There have been some reported instances of panhandling, but most area residents say the Rainbow gathering has not affected them.

Mostly, the Rainbow people stay in their encampment, with chance sightings by local people who see them on the highway, hunkered down in brightly painted buses and beat-up cars, or hitchhiking.

There have been some minor incidents, mostly traffic and illegal-drug citations, and an arrest Tuesday of a Rainbow camper who is accused of harassing a mounted Forest Service patrolman, says Forest Service spokeswoman Rose Davis.

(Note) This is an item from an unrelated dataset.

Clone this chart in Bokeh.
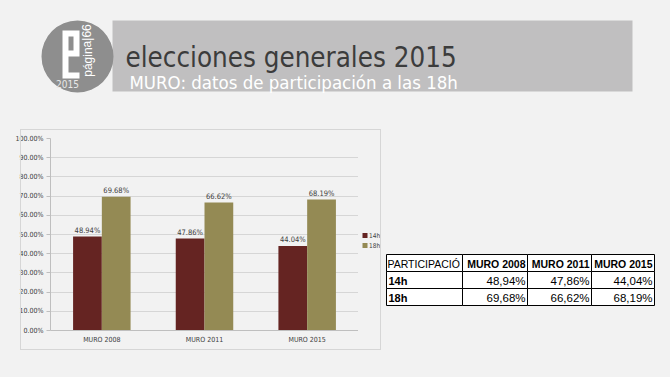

The arrest nearly turned ugly when a crowd surrounded the officers trying to make the arrest.

Eventually, officers from Arizona Game and Fish, DPS and the Sheriff's Department were called to the scene, arresting an unidentified man on suspicion of interfering with the mounted officer.

Standing beside one of the gates where people enter the gathering site, Apache County sheriff's spokesman Jim Morse says there have been no serious infractions observed by the deputies.

"They're very friendly, warm and open," Morse says of the Rainbow people, "and we haven't had any kind of problems so far." Because the group has a good record of policing itself and dealing with any troublemakers, he adds, law-enforcement officials feel no need to enter the gathering.

The Rainbow people and the Forest Service have been at odds for weeks over the legally required permit for such an event. The issue is simple: The Forest Service says the gathering needs a permit, the gathering says it doesn't.

A magistrate in Flagstaff heard the case June 26, but no decision is expected on the situation before the end of the gathering on Sunday.